Wednesday, 1 September 2010

The Awkwardness of Burlesque at Midday on a Wednesday

Words by Ruth Emery, images courtesy of Racquel Diaiz.

We had spent an hour idly flicking through racks of over-priced dresses in Monsoon, checking out the jewellery in New Look and sorting the tat from ‘that’s actually quite nice’, and even popped into an outdoorsy shop to have a look at suitable walking trousers for a camping weekend (I don’t camp. I lost a bet.)

We kept looking at our watches. ‘Do you think it’s too early to go now?’ my friend asked hopefully. ‘Yes. It doesn’t open until 12pm. Let’s just have another little walk round and then maybe it’ll be time,’ I replied. My other friend complained that her stomach was growling and she just wanted to sit down and eat. And get away from the ridiculous rainy weather (this is August?). Oh and watch the burlesque show.

Yes, we had a booking at a burlesque club. It actually likes to call itself a ‘glamorous supper club’. We had a booking there at midday on a Wednesday. Because that’s what you do on a Wednesday lunchtime, right? Treat yourself to a three-course meal, have a bottle of wine, and watch an attractive man sing and tickle the ivories and an attractive woman sing and, well, take her clothes off.

My two best friends from school and I had taken the day off. Some shopping and a fancy lunch. Volupté seemed like a good place for a fancy and, well, different kind of lunch.

We arrived at 12.05. They weren’t ready for us yet. Oh. We hopped onto the bar stools in the ground-floor bar and waited to be told that our table downstairs in the ‘glamorous supper club’ was ready. At 12.20 we were led downstairs into the steamy kinky lair; although it wasn’t actually that steamy. Or kinky.

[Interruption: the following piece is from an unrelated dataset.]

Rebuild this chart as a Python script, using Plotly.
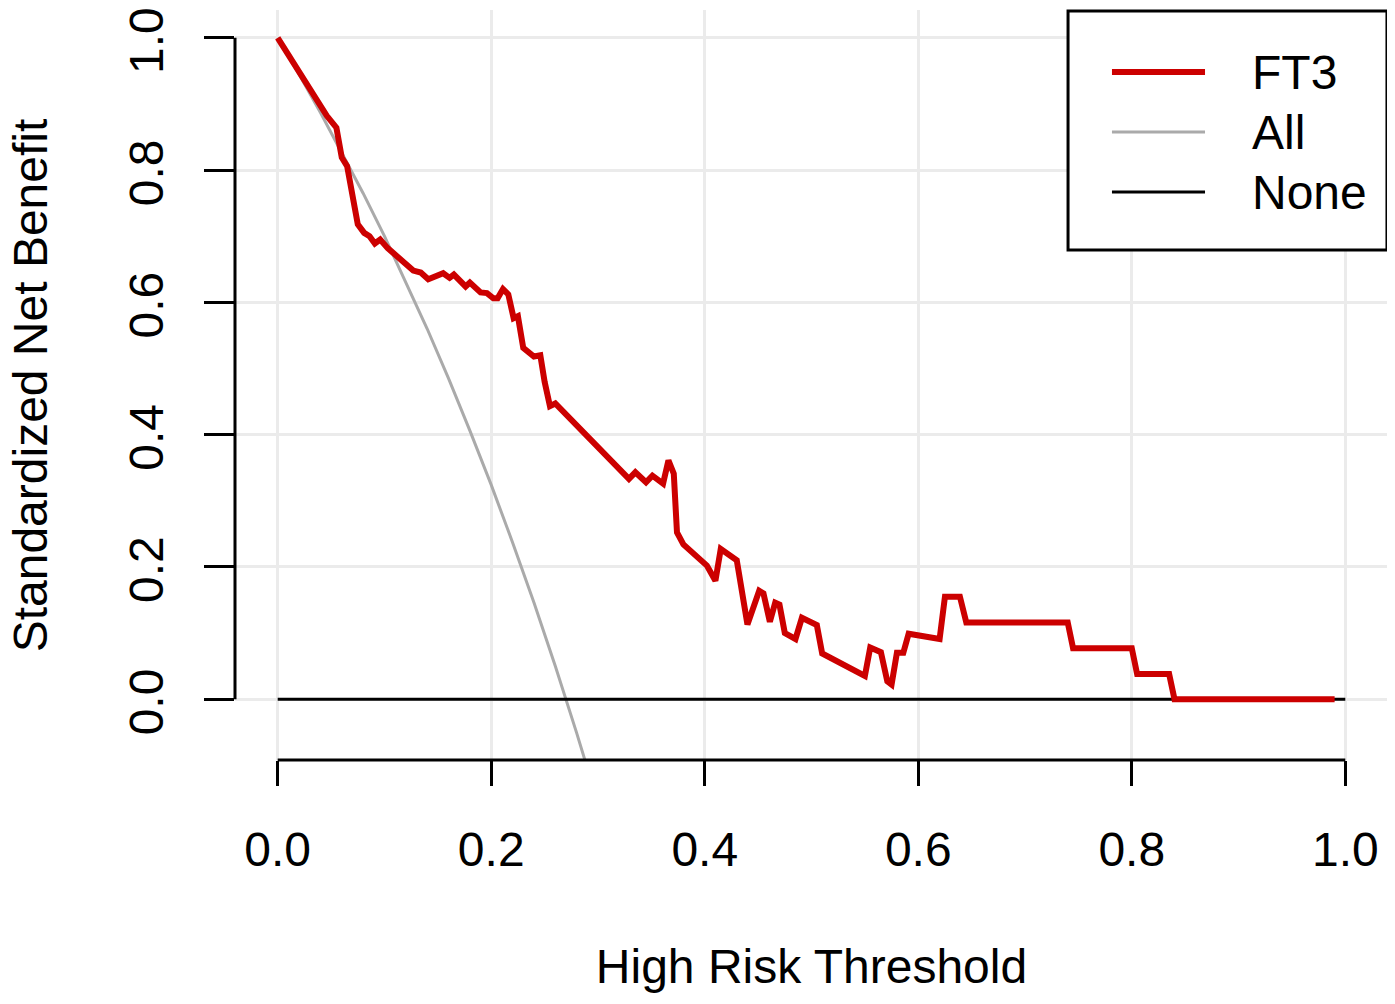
import plotly.graph_objects as go

# Decision curve: standardized net benefit vs high risk threshold
ft3_threshold = [
    0.000, 0.028, 0.036, 0.046, 0.055, 0.060, 0.065, 0.075, 0.081, 0.086,
    0.091, 0.096, 0.103, 0.118, 0.127, 0.134, 0.141, 0.155, 0.161, 0.165,
    0.176, 0.180, 0.190, 0.196, 0.202, 0.206, 0.211, 0.216, 0.221, 0.225,
    0.230, 0.240, 0.246, 0.250, 0.255, 0.260, 0.329, 0.335, 0.345, 0.351,
    0.361, 0.366, 0.371, 0.374, 0.380, 0.402, 0.405, 0.410, 0.415, 0.430,
    0.440, 0.451, 0.455, 0.461, 0.466, 0.470, 0.475, 0.485, 0.491, 0.505,
    0.510, 0.550, 0.555, 0.565, 0.571, 0.575, 0.580, 0.586, 0.591, 0.620,
    0.625, 0.639, 0.645, 0.740, 0.745, 0.800, 0.805, 0.835, 0.840, 0.990,
]
ft3_snb = [
    1.000, 0.930, 0.910, 0.882, 0.864, 0.819, 0.806, 0.718, 0.705, 0.700,
    0.689, 0.695, 0.682, 0.662, 0.648, 0.645, 0.635, 0.644, 0.637, 0.642,
    0.624, 0.630, 0.615, 0.614, 0.606, 0.606, 0.620, 0.612, 0.576, 0.579,
    0.531, 0.518, 0.520, 0.480, 0.443, 0.447, 0.333, 0.343, 0.328, 0.338,
    0.326, 0.361, 0.341, 0.252, 0.234, 0.202, 0.194, 0.179, 0.227, 0.210,
    0.113, 0.164, 0.160, 0.117, 0.146, 0.143, 0.100, 0.091, 0.123, 0.112,
    0.069, 0.035, 0.078, 0.071, 0.027, 0.022, 0.070, 0.070, 0.099, 0.091,
    0.155, 0.155, 0.116, 0.116, 0.077, 0.077, 0.038, 0.038, 0.000, 0.000,
]

all_threshold = [0.00, 0.02, 0.04, 0.06, 0.08, 0.10, 0.12, 0.14, 0.16,
                 0.18, 0.20, 0.22, 0.24, 0.26, 0.28, 0.29]
all_snb = [1.000, 0.945, 0.887, 0.827, 0.765, 0.700, 0.631, 0.560, 0.485,
           0.406, 0.324, 0.237, 0.146, 0.050, -0.051, -0.104]

none_threshold = [0.0, 1.0]
none_snb = [0.0, 0.0]

tick_vals = [0.0, 0.2, 0.4, 0.6, 0.8, 1.0]
tick_text = ["0.0", "0.2", "0.4", "0.6", "0.8", "1.0"]

FONT = "Liberation Sans, Arial, sans-serif"
RED = "#CC0000"
GREY = "#AAAAAA"

fig = go.Figure()

fig.add_trace(go.Scatter(
    x=all_threshold, y=all_snb, mode="lines", name="All",
    line=dict(color=GREY, width=3), showlegend=False,
))
fig.add_trace(go.Scatter(
    x=none_threshold, y=none_snb, mode="lines", name="None",
    line=dict(color="black", width=3), showlegend=False,
))
fig.add_trace(go.Scatter(
    x=ft3_threshold, y=ft3_snb, mode="lines", name="FT3",
    line=dict(color=RED, width=6), showlegend=False,
))

# R-style axis lines that only span the first to last tick
fig.add_shape(type="line", xref="x", yref="paper", x0=0, x1=1, y0=0, y1=0,
              line=dict(color="black", width=3))
fig.add_shape(type="line", xref="paper", yref="y", x0=0, x1=0, y0=0, y1=1,
              line=dict(color="black", width=3))

# Base-R style legend box (long line samples, padded box)
legend_items = [("FT3", RED, 6), ("All", GREY, 3), ("None", "black", 3)]
fig.add_shape(type="rect", xref="paper", yref="paper",
              x0=0.7225, x1=0.9991, y0=0.680, y1=0.9987,
              line=dict(color="black", width=3), fillcolor="white", layer="above")
for i, (label, color, width) in enumerate(legend_items):
    ypos = 0.9173 - 0.08 * i
    fig.add_shape(type="line", xref="paper", yref="paper",
                  x0=0.7606, x1=0.8413, y0=ypos, y1=ypos,
                  line=dict(color=color, width=width), layer="above")
    fig.add_annotation(xref="paper", yref="paper", x=0.8803, y=ypos,
                       text=label, showarrow=False, xanchor="left",
                       yanchor="middle", font=dict(size=48))

# y title as a rotated annotation (axis title gets clamped inside the margin)
fig.add_annotation(xref="paper", yref="paper", x=-0.1775, y=0.5,
                   text="Standardized Net Benefit", textangle=-90,
                   showarrow=False, xanchor="center", yanchor="middle",
                   font=dict(size=48))

# page body has an 8px margin, so the figure is sized to fit the window
fig.update_layout(
    width=1387,
    height=996,
    margin=dict(l=227, r=7, t=2, b=244),
    plot_bgcolor="white",
    paper_bgcolor="white",
    font=dict(family=FONT, size=48, color="black"),
    xaxis=dict(
        range=[-0.04, 1.04], tickvals=tick_vals, ticktext=tick_text,
        ticks="outside", ticklen=25, tickwidth=3, tickcolor="black",
        ticklabelstandoff=22, automargin=False,
        showline=False, zeroline=False,
        showgrid=True, gridcolor="#EBEBEB", gridwidth=2.5,
        title=dict(text="High Risk Threshold", standoff=74, font=dict(size=48)),
    ),
    yaxis=dict(
        range=[-0.092, 1.042], tickvals=tick_vals, ticktext=tick_text,
        ticks="outside", ticklen=30, tickwidth=3, tickcolor="black",
        tickangle=-90, ticklabelstandoff=22, ticklabelshift=10,
        automargin=False, ticklabeloverflow="allow",
        showline=False, zeroline=False,
        showgrid=True, gridcolor="#EBEBEB", gridwidth=2.5,
    ),
)

fig.write_html("out.html")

The place was completely empty. The décor was suitably glamorous and a little racey – red and purple wallpaper, a red lampshade with a lady’s legs as the stand, a few saucy pictures on the wall, a grand piano - but the atmosphere was subdued, not steamy.

By 12.45 we had been joined by a few other souls seeking some midweek thrills. Two couples, two older ladies and one man sitting on his own. Enough people so our loneliness vanished but not enough to make the awkwardness disappear. More of that in a moment.

First, the food. £12 for two courses. £15 for three courses. Very reasonable. And very tasty. As my friend (the one with the noisy stomach) declared: ‘Volupté isn’t shy with the entertainment and not shy with the flavours either! Make sure you put that in the review.’ So here it is in the blog (I had to put it in – she’s a policewoman, who knows what she would have done if I hadn’t).

The pea soup to start was frothy, creamy and luxurious. Perfect for a slightly chilly August day. A large portion of fishcakes was my friends’ choice of starter – pretty presentation, punchy fishcakes and a fresh and spicy salsa, they commented.

The mains were good too – the PC thought the prawns with sapphire were a success. And the puds were lovely: squidgy brownies with smooth pistachio ice cream, and refreshing and tingly raspberry and elderflower sorbets.

While we were wolfing down (alas, nothing has changed since school, we do still ‘wolf’ – what would our headmistress say?) our mains, the entertainment started. A petit redhead was our hostess. We were so hopeful, so optimistic, that the atmosphere would perk up and we would forget that there were only 10 people dining and watching these loud and saucy acts, that it wouldn’t be awkward. I mean, she was a good hostess. And the acts were pretty good. But it all just felt rather forced. We were a shy audience, reluctant to engage in the bottom spanking and rowdy rounds of applause that our hostess begged of us. It was a bit cringey. My friends were a bit embarrassed. ‘Don’t be silly, don’t be a prude, don’t be embarrassed,’ I scolded, being the cool, liberal, glamorous type that I am. But I was a bit embarrassed actually.

We were treated to Miss Bounty Hunter, all red wig and red glitter lipstick. She danced and jiggled her chest and took her clothes off about two feet from our table. I smiled and nodded and did my best to be the cool, liberal, glamorous type, and not look like a perv or a prude: it’s a hard act to get right.

Anthony Strong came on and did some sexy jazz on the big piano. It was a bit easier to wolf and chatter and not be forced to walk the fine line between perv and prude with Anthony.

Miss Bounty Hunter bounced back on. Uh-oh. And so the next hour or so went.
Although the acts were good, and for the price the food was excellent, I think a trip to Volupté at a more normal ‘glamorous supper club’ time like Friday or Saturday night would be an altogether more steamy, kinky, glamorous and less awkward affair. I will be back – but not at midday on a Wednesday.